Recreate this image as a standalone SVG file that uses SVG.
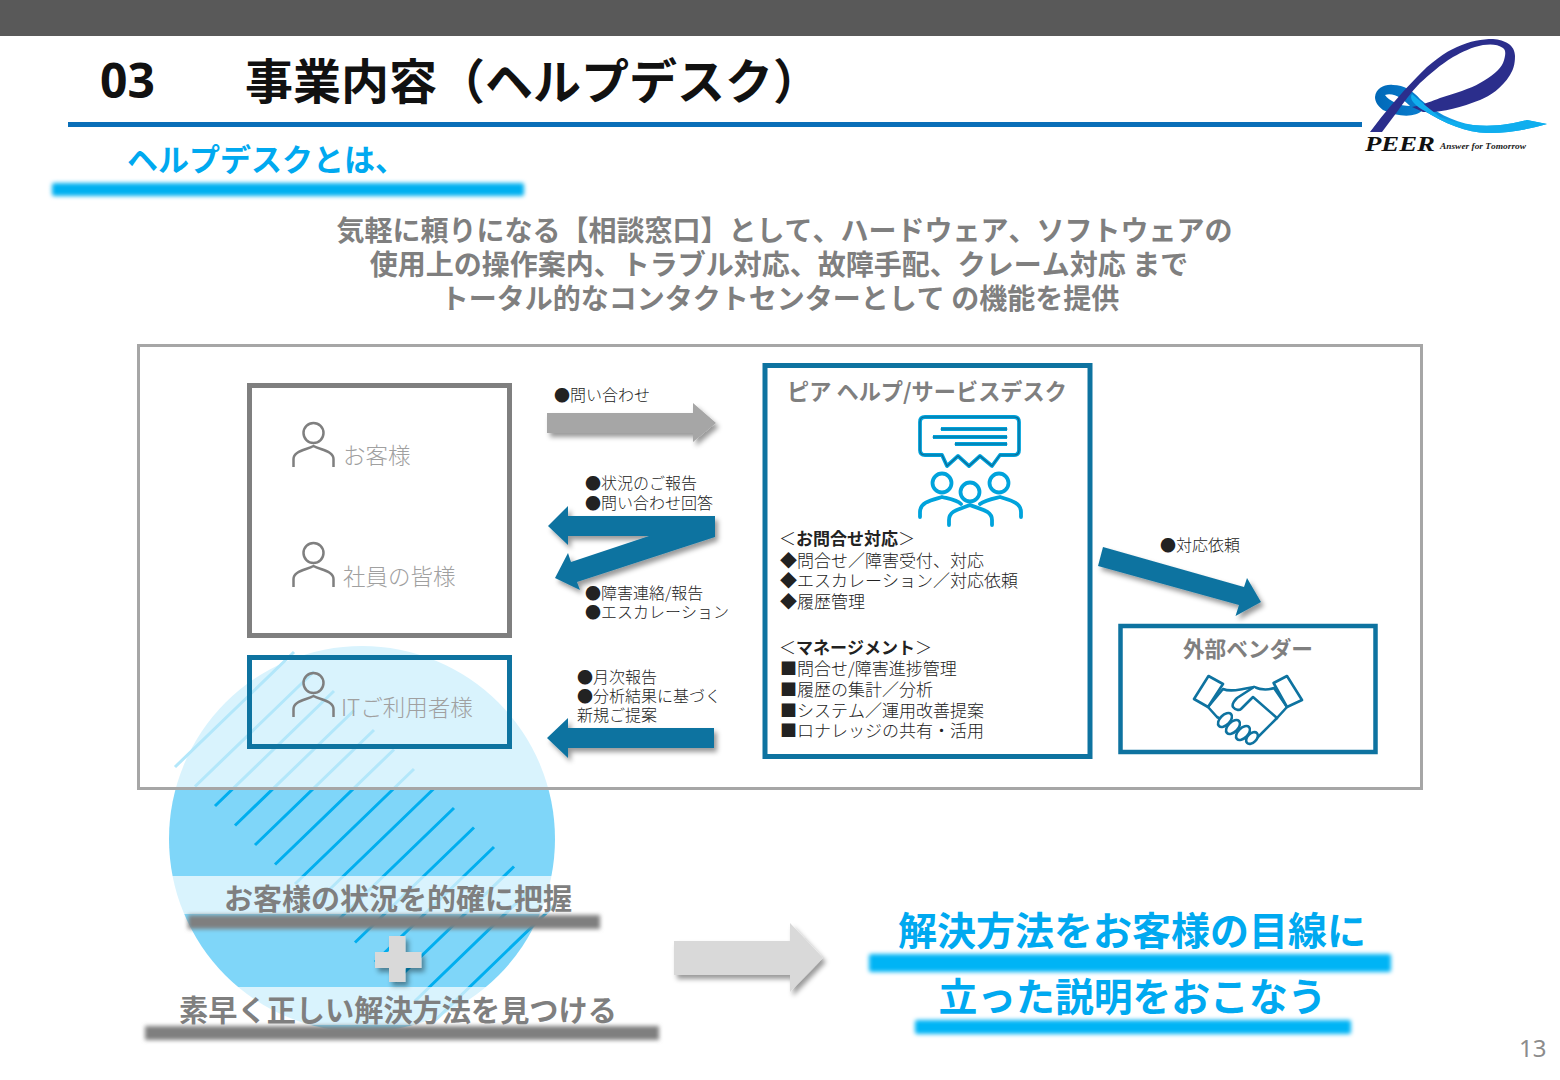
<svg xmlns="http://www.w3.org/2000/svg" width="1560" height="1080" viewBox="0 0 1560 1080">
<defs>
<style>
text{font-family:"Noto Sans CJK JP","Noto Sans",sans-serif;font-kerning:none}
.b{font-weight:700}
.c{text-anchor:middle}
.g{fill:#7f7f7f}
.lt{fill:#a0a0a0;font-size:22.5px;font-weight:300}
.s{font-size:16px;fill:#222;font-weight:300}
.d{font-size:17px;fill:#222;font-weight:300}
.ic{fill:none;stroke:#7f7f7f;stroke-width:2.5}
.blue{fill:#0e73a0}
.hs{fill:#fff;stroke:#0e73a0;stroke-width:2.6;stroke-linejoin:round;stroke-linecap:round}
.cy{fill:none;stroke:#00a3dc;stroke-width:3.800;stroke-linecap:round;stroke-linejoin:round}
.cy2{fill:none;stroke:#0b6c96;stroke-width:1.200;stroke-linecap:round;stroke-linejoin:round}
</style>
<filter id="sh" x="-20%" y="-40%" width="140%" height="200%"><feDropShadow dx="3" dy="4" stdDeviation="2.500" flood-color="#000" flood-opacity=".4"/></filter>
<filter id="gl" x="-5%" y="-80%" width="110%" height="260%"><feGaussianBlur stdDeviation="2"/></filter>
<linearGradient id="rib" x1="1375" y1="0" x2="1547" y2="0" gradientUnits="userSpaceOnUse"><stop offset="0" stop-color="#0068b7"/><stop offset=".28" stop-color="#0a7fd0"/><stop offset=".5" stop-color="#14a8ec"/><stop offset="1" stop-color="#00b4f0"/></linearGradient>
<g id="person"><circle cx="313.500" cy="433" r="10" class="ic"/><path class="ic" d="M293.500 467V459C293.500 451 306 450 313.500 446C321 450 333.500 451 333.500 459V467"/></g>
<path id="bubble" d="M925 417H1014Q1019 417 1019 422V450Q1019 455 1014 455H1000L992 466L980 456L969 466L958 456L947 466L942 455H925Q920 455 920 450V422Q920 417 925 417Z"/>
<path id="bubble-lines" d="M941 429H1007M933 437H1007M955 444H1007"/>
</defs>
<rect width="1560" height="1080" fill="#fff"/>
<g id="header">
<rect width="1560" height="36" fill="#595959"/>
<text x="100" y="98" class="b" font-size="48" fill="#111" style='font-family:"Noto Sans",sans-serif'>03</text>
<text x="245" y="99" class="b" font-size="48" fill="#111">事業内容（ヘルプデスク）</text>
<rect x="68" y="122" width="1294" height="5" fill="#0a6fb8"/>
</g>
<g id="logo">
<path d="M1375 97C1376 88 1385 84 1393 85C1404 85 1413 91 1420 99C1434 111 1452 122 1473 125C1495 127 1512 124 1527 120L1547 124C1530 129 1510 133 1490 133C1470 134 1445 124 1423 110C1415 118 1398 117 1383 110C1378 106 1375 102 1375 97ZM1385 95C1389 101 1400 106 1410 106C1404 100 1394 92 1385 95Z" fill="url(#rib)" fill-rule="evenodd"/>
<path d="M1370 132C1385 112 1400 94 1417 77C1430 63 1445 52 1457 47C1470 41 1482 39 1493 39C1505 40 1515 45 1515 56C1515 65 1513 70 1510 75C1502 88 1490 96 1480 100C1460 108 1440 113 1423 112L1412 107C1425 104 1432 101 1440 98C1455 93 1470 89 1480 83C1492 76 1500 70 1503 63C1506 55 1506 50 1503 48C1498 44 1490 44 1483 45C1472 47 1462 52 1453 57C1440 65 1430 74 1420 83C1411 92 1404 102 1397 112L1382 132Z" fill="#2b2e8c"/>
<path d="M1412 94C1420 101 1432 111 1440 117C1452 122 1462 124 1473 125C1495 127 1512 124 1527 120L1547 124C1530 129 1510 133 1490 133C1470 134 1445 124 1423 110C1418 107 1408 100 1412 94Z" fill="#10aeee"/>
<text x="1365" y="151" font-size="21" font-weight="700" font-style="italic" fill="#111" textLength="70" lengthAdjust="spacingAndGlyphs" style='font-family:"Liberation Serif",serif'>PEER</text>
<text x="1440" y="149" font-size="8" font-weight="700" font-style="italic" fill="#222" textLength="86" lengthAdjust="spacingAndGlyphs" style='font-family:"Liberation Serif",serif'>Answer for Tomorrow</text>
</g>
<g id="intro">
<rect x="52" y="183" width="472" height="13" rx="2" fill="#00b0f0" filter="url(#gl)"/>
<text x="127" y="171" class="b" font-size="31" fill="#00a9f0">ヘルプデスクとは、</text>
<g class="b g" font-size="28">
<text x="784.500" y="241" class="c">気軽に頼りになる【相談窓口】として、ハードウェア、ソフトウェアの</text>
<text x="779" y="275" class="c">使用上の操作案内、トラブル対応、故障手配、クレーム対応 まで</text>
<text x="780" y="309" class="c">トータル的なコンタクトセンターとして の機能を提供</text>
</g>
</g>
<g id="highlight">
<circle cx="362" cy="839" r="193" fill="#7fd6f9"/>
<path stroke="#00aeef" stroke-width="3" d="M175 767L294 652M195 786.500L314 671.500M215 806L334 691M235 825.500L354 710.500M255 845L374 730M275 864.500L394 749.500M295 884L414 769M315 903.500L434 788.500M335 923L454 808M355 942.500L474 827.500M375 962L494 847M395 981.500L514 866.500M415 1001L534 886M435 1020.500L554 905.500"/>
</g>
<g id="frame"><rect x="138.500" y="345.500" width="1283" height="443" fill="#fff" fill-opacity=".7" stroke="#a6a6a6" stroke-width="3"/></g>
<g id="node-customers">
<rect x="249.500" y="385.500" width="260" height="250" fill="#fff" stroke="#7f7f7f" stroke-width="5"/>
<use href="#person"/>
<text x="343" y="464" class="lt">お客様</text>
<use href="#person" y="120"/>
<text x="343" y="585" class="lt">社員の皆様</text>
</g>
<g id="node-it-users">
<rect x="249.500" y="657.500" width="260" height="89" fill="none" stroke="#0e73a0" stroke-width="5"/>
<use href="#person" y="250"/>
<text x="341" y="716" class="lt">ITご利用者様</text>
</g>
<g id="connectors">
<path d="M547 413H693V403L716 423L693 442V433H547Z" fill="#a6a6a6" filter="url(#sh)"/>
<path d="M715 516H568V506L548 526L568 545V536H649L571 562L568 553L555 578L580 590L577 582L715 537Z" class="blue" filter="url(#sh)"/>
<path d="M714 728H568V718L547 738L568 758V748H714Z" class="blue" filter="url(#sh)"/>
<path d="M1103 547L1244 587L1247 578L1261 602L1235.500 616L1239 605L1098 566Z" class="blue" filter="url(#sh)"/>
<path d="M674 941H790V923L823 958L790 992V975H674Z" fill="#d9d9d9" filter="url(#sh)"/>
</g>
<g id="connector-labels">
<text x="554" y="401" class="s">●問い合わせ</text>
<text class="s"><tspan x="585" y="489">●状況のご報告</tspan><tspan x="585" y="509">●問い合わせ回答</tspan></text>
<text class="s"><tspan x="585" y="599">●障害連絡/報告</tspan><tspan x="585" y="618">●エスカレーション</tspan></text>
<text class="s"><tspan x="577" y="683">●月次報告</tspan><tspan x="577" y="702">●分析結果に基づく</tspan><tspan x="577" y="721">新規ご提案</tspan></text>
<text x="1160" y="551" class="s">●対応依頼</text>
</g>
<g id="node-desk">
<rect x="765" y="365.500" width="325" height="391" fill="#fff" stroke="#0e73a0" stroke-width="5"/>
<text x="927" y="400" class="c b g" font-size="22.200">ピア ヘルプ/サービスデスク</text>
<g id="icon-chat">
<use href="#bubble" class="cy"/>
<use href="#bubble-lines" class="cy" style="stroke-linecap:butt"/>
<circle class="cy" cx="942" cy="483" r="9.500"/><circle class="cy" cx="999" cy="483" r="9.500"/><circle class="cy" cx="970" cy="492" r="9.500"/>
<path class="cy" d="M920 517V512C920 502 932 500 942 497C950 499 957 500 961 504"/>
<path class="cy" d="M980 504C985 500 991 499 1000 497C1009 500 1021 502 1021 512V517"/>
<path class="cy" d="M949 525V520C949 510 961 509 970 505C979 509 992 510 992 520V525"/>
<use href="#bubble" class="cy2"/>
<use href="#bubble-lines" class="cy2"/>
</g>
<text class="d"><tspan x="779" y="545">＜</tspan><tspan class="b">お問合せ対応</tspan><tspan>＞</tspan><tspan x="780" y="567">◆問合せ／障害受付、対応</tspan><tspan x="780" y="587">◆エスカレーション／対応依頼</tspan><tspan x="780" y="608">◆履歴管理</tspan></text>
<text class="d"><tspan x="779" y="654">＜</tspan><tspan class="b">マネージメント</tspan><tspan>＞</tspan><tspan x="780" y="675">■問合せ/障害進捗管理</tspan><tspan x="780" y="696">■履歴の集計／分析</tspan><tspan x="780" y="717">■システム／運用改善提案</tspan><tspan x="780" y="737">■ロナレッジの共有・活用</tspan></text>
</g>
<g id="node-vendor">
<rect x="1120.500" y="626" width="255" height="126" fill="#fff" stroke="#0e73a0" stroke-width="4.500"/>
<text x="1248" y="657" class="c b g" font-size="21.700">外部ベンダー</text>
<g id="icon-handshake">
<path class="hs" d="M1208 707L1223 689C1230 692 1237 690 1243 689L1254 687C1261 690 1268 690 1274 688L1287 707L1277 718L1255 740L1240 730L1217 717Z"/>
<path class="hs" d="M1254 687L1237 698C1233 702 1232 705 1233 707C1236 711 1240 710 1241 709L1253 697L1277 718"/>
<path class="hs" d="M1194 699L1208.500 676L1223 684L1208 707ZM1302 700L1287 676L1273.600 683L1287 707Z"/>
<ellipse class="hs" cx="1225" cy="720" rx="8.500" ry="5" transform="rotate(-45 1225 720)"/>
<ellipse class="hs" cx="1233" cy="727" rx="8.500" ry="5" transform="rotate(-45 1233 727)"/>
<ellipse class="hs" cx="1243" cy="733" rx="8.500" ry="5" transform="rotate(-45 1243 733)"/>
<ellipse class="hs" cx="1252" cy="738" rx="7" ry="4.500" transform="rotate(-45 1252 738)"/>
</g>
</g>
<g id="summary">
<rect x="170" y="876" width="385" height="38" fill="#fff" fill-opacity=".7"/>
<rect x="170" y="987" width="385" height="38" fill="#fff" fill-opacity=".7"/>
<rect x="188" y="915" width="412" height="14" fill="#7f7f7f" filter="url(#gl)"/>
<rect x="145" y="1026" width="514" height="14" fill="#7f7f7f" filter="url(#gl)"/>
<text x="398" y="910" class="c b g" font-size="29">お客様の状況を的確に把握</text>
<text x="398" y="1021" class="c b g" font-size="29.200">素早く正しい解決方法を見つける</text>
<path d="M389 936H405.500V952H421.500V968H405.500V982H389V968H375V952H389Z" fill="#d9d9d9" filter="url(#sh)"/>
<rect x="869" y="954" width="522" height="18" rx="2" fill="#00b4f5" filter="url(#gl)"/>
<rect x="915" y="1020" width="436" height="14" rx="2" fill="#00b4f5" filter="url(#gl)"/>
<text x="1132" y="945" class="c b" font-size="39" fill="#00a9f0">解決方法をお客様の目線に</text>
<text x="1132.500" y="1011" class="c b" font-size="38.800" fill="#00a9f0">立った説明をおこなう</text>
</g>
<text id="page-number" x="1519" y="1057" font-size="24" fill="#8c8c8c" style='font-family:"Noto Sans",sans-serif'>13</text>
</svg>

▬▬▬▬▬▬

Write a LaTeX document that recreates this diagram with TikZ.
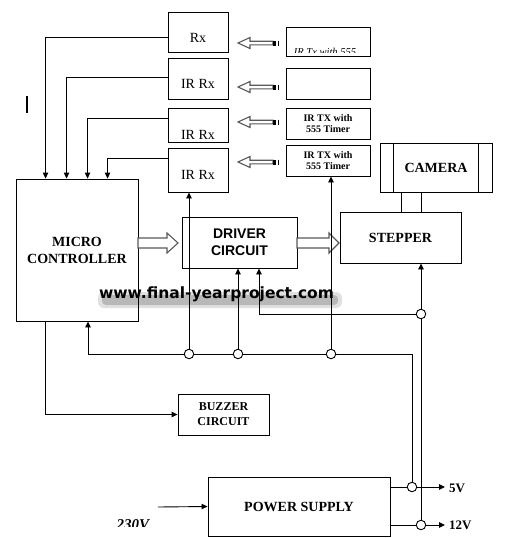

▬▬▬▬▬▬

In the entries above, find each line with the word "that" and copy it.

Recreate this image as a standalone SVG file that uses SVG.
Write a LaTeX document that recreates this diagram with TikZ.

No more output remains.